We didn't always catch the bus, by the way. Often we would walk – a fair old trek from North Street to Links Road – and walking gave us a better chance of seeing some of the grander buildings along Belle Vue Road.

Nan lived in a charming "between-the-wars" semi with a pantry you could hide in and a garden big enough to have secret corners.

Before we grew too big, we could also hide underneath the dining table or even between the sit-up piano and the piano stool.

As we got older, my brother and I would leave the confines of Nan's house and explore the nooks and crannies of the nineteenth century streets of Belle Vue and Coleham.

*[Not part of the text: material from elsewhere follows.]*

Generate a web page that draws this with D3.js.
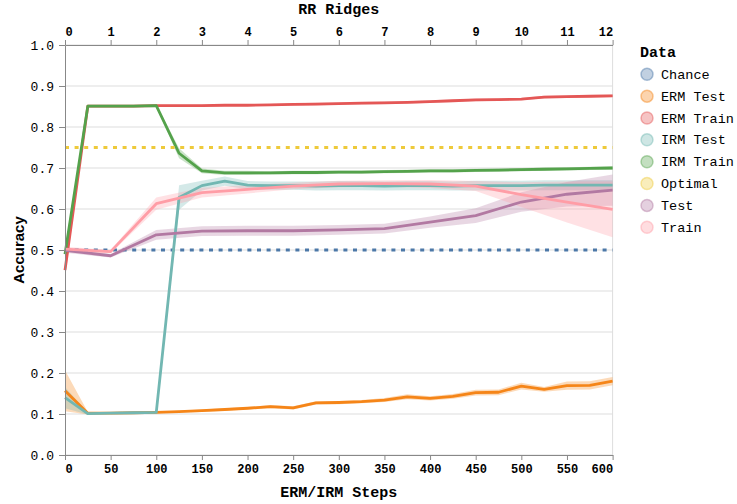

Many years later I learnt that the suburb had grown in four ways.

Firstly, there was the outward expansion of Coleham to provide housing for those workers employed in riverside industries.

Secondly, there was an increase in the number of workers' cottages clustered around the public houses which had appeared along the coaching road at an early date: for example at The Boar's Head and The Plough (the latter being renamed the Belle Vue Tavern in the 1990s).

Thirdly, Belle Vue experienced the promotion of upper and middle class villa developments throughout the area from the 1840s onwards, giving the neighbourhood sporadic grandeur and architectural diversity.

And finally, the development of Shrewsbury as a major railway junction and locomotive maintenance centre from around the middle of the nineteenth century, gave rise to a further surge in the building of terraced cottages – particularly in the area that would become known as "the back of the sheds" (Scott Street, Rocke Street and Rea Street).

Many attractive features in the district can be seen in the architectural detail of places like Holly Lodge, Oakley Villa and Derwent House all in Oakley Street, and many of the houses in Moreton Crescent, Belle Vue Gardens, Hawthorne Road and Havelock Road.

All this social history is fascinating to me and, as I walk these streets, I can't help but think about all those generations who lived and worked in the area.

And, frankly, from the perspective of 2017, even the time of double-decker buses and the best apple pie in the world now seems like a long-bygone era.